1974年に設立されたロンドンに拠点を構える証券会社です。IG証券はCFD取引が可能な銘柄が1万7,000社と多く、VIGもCFD取引(※1)ができます。IG証券のオンライン取引における最低手数料は16.65USドルです。

※1 CFD取引とは「差金決済取引」のことで、現物の受け渡しを行わず、反対売買で得られた損益のみの受け渡しをする取引のことをいいます。

楽天証券

楽天証券も業界最高水準の取扱銘柄数を誇ります。海外ETFの買付手数料の削減に力を入れています。VIGは対象になっていませんが2023年5月現在、15銘柄の買付手数料が無料となっており、今後も銘柄の増加が期待できます。

野村証券

1925年に設立された日本を代表する証券会社の一つです。ETFの取り扱いも豊富で、アメリカのみならずアジア、中南米、アフリカといった多くの国に投資ができます。他にもコモディティー(※2)、バランス型(※3)、ブルベア型(※3)なども取り扱っています。
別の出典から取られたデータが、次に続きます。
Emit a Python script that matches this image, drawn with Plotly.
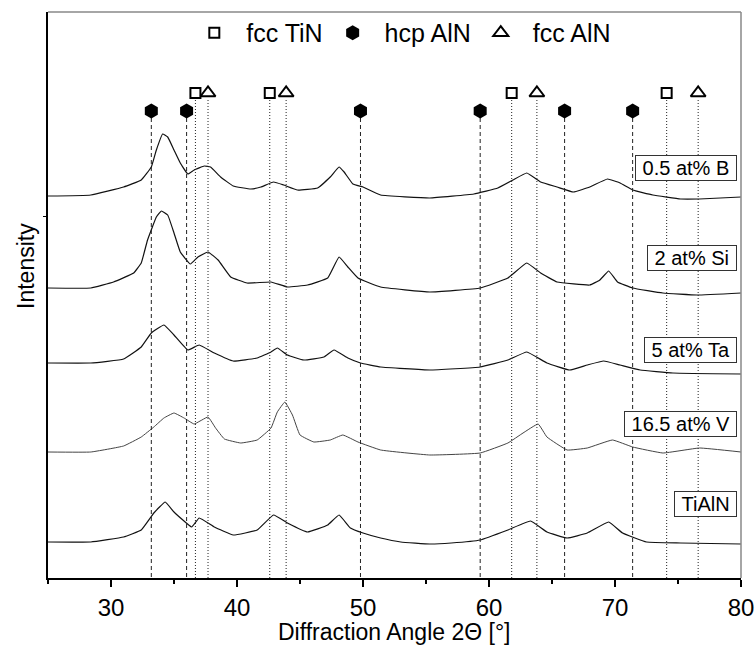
import plotly.graph_objects as go

# --- XRD patterns (2θ in degrees, intensity in arbitrary units, stacked) ---
two_theta_B = [25.0, 28.4, 31.0, 32.4, 33.2, 33.6, 34.1, 34.5, 35.0, 35.5, 36.1, 36.6, 37.4, 37.9,
               38.7, 39.7, 41.1, 41.9, 42.9, 43.7, 44.8, 46.4, 47.4, 48.1, 48.5, 49.2, 50.0, 51.4,
               55.3, 58.8, 60.7, 61.9, 63.0, 64.1, 65.4, 66.7, 68.0, 69.4, 70.4, 71.4, 73.0, 75.2,
               76.7, 80.0]
int_B = [379, 380, 388, 395, 408, 425, 441, 438, 425, 412, 401, 405, 409, 408,
         398, 389, 386, 388, 393, 390, 385, 387, 398, 408, 403, 391, 388, 380,
         377, 381, 387, 395, 402, 393, 388, 383, 388, 396, 392, 385, 380, 376,
         376, 378]

two_theta_Si = [25.0, 28.4, 30.2, 31.8, 32.4, 32.9, 33.6, 34.0, 34.5, 35.0, 35.5, 36.3, 36.9, 37.7,
                38.5, 39.5, 40.8, 42.7, 44.0, 45.6, 47.2, 48.1, 48.8, 49.6, 51.4, 55.3, 59.3, 61.5,
                63.0, 64.1, 65.4, 68.0, 68.8, 69.5, 70.2, 71.4, 73.8, 76.5, 80.0]
int_Si = [287, 287, 293, 302, 312, 335, 358, 364, 360, 342, 323, 311, 318, 323,
          315, 298, 292, 293, 288, 290, 297, 318, 308, 297, 288, 283, 287, 297,
          312, 302, 293, 290, 295, 304, 293, 287, 282, 280, 282]

two_theta_Ta = [25.0, 28.4, 31.0, 32.4, 33.2, 34.2, 35.0, 36.1, 37.0, 38.2, 39.7, 41.6, 42.7, 43.2,
                44.0, 45.3, 46.9, 47.7, 48.8, 49.8, 51.4, 55.3, 59.3, 61.5, 63.0, 64.6, 66.4, 67.8,
                69.1, 70.4, 72.0, 74.6, 80.0]
int_Ta = [212, 212, 216, 228, 242, 250, 240, 225, 230, 222, 214, 217, 223, 227,
          220, 215, 218, 225, 217, 212, 208, 205, 208, 215, 223, 212, 205, 210,
          214, 210, 205, 202, 201]

two_theta_V = [25.0, 28.4, 31.0, 32.4, 33.4, 34.2, 35.0, 35.8, 36.6, 37.7, 38.3, 39.0, 40.3, 41.6,
               42.7, 43.2, 43.8, 44.4, 45.0, 46.1, 47.4, 48.4, 49.6, 51.4, 55.3, 59.3, 61.5, 62.7,
               63.9, 64.6, 66.2, 67.8, 69.8, 71.4, 73.8, 76.7, 80.0]
int_V = [123, 123, 129, 138, 148, 157, 162, 157, 151, 158, 147, 136, 132, 135,
         147, 163, 173, 160, 140, 133, 135, 140, 133, 125, 120, 122, 132, 142,
         151, 138, 125, 127, 135, 128, 122, 127, 123]

two_theta_TiAlN = [25.0, 28.4, 31.0, 32.4, 33.4, 34.3, 35.0, 36.4, 37.0, 38.2, 39.7, 41.6, 42.9, 44.0,
                   45.6, 47.2, 48.1, 49.0, 50.0, 51.4, 53.0, 55.3, 57.0, 59.3, 61.5, 63.3, 64.6, 66.2,
                   67.8, 69.5, 70.6, 72.5, 75.2, 80.0]
int_TiAlN = [33, 33, 38, 45, 62, 73, 63, 48, 57, 48, 40, 45, 60, 52,
             43, 50, 60, 47, 42, 37, 33, 31, 32, 35, 45, 54, 43, 37,
             42, 53, 42, 33, 32, 31]

sample_labels = ["0.5 at% B", "2 at% Si", "5 at% Ta", "16.5 at% V", "TiAlN"]
label_levels = [407, 317, 225, 151, 71]

# --- reference peak positions (2θ) ---
fcc_TiN_pos = [36.7, 42.6, 61.8, 74.1]
hcp_AlN_pos = [33.2, 36.0, 49.8, 59.3, 66.0, 71.4]
fcc_AlN_pos = [37.7, 43.9, 63.8, 76.6]

y_fcc_marker = 482
y_hcp_marker = 464
y_floor = -3
y_top = 563

FONT = "Liberation Sans, Arial, sans-serif"
NBSP = "\u00a0"

fig = go.Figure()

patterns = [
    (two_theta_B, int_B, "#111111", 1.2),
    (two_theta_Si, int_Si, "#111111", 1.2),
    (two_theta_Ta, int_Ta, "#111111", 1.2),
    (two_theta_V, int_V, "#444444", 1.0),
    (two_theta_TiAlN, int_TiAlN, "#111111", 1.2),
]
for xs, ys, col, w in patterns:
    fig.add_trace(go.Scatter(x=xs, y=ys, mode="lines", showlegend=False,
                             line=dict(color=col, width=w, shape="spline", smoothing=0.3),
                             hoverinfo="skip"))


def drop_lines(positions, top, dash):
    xs, ys = [], []
    for p in positions:
        xs += [p, p, None]
        ys += [top, y_floor, None]
    fig.add_trace(go.Scatter(x=xs, y=ys, mode="lines", showlegend=False,
                             line=dict(color="#222222", width=1, dash=dash),
                             hoverinfo="skip"))


drop_lines(hcp_AlN_pos, y_hcp_marker - 7, "4px,3px")
drop_lines(fcc_TiN_pos, y_fcc_marker - 7, "1px,2px")
drop_lines(fcc_AlN_pos, y_fcc_marker - 7, "1px,2px")

fig.add_trace(go.Scatter(x=fcc_TiN_pos, y=[y_fcc_marker] * len(fcc_TiN_pos), mode="markers",
                         name=NBSP + "fcc TiN",
                         marker=dict(symbol="square-open", size=10, color="black",
                                     line=dict(width=2, color="black"))))
fig.add_trace(go.Scatter(x=hcp_AlN_pos, y=[y_hcp_marker] * len(hcp_AlN_pos), mode="markers",
                         name=NBSP + "hcp AlN",
                         marker=dict(symbol="hexagon", size=15, color="black",
                                     line=dict(width=0))))
fig.add_trace(go.Scatter(x=fcc_AlN_pos, y=[y_fcc_marker] * len(fcc_AlN_pos), mode="markers",
                         name=NBSP + "fcc AlN",
                         marker=dict(symbol="triangle-up-open", size=13, color="black",
                                     line=dict(width=2, color="black"))))

annotations = []
for lab, lev in zip(sample_labels, label_levels):
    annotations.append(dict(x=79.7, y=lev, xref="x", yref="y", text=NBSP + lab + NBSP,
                            showarrow=False, xanchor="right", yanchor="middle",
                            font=dict(family=FONT, size=20, color="black"),
                            bgcolor="white", bordercolor="#333333", borderwidth=1,
                            borderpad=1))

annotations.append(dict(x=0.5, y=-0.095, xref="paper", yref="paper",
                        text="Diffraction Angle 2\u0398 [\u00b0]", showarrow=False,
                        xanchor="center", yanchor="middle",
                        font=dict(family=FONT, size=23, color="black")))
annotations.append(dict(x=-0.032, y=0.551, xref="paper", yref="paper", text="Intensity",
                        showarrow=False, textangle=-90, xanchor="center", yanchor="middle",
                        font=dict(family=FONT, size=23, color="black")))

fig.update_layout(
    width=756, height=659,
    margin=dict(l=48, r=15, t=12, b=81, autoexpand=False),
    paper_bgcolor="white", plot_bgcolor="white",
    font=dict(family=FONT, color="black"),
    annotations=annotations,
    legend=dict(orientation="h", x=0.512, xanchor="center", y=0.963, yanchor="middle",
                font=dict(family=FONT, size=25, color="black"),
                bgcolor="rgba(0,0,0,0)", itemwidth=40, tracegroupgap=0),
    shapes=[
        dict(type="line", xref="paper", yref="paper", x0=0, x1=1, y0=1, y1=1,
             line=dict(color="#888888", width=1.5)),
        dict(type="line", xref="paper", yref="paper", x0=1, x1=1, y0=0, y1=1,
             line=dict(color="#888888", width=1.5)),
    ],
)

fig.update_xaxes(range=[25, 80], tickvals=[30, 40, 50, 60, 70, 80], ticks="outside",
                 ticklen=7, tickwidth=1.5, tickcolor="black", showline=True, linecolor="black",
                 linewidth=1.5, showgrid=False, zeroline=False, automargin=False,
                 tickfont=dict(family=FONT, size=24, color="black"),
                 minor=dict(tickvals=[25, 35, 45, 55, 65, 75], ticks="outside", ticklen=4,
                            tickwidth=1.5, tickcolor="black", showgrid=False))
fig.update_yaxes(range=[y_floor, y_top], tickvals=[359], showticklabels=False, ticks="outside",
                 ticklen=3, tickcolor="black", showline=True, linecolor="black", linewidth=1.5,
                 showgrid=False, zeroline=False, automargin=False)

fig.write_html("out.html")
※2 原油、大豆、トウモロコシなど、一次産品の総称です。

※3 株式だけではなく、債券など他の資産クラスにも投資をするタイプです。

※4 ブル型は相場の上昇局面、ベア型は相場の下落局面で利益が出るように設計されている商品のこと。ブル(bull)とは雄牛が下から上に突き上げている仕草から相場の上昇を表し、ベア(bear)はクマが前足を振り下ろしている、あるいは背中を丸めている仕草から相場の下落を表します。

他のETFとの比較

VIGを検討する場合、他のETFを比較することも必要です。ここではVIG以外のETFの比較について解説します。

VYMとの比較

VIG同様バンガード社が運営する商品ですが、FTSE High Dividend Yield Indexという指数をベンチマークとしています。配当利回りを切り口に銘柄選定をしている点は似ていますが、VYMは米国為替市場の平均利回り以上の配当を出す銘柄で構成しているのが特徴です。経費率はVIGと同水準の0.06%です。

QQQとの比較

QQQは、NASDAQに上場している銘柄のうち金融銘柄を除く時価総額上位100社で構成されているNASDAQ100指数に連動した運用成果を目指すETFです。経費率は0.20%で、VIGと比較すると高めです。

VGTとの比較

VGTもバンガード社が運営するETFですが、MSCI US IMI Information Technology 25/50 Indexに連動した運用成果を目指します。情報技術セクターへの投資が大半を占めているため、高い成長性が期待できます。経費率は0.10%とVIGよりやや高めです。

安定した成長性に期待したい人はVIGがおすすめ

VIGとはバンガード社が運営しているインデックス型ETF「バンガード・米国増配株式ETF」のことです。同ETFは、長期間増配を続けている米国株で構成されているS&P US Dividend Growers Indexという指数をベンチマークとしています。VIGに組み入れられている銘柄は、変化の激しい時代に、連続して配当金を出せるほどの業績を出せる企業であることから、今後も安定した成長が期待できるでしょう。

※ 掲載している情報は記事更新時点のものです。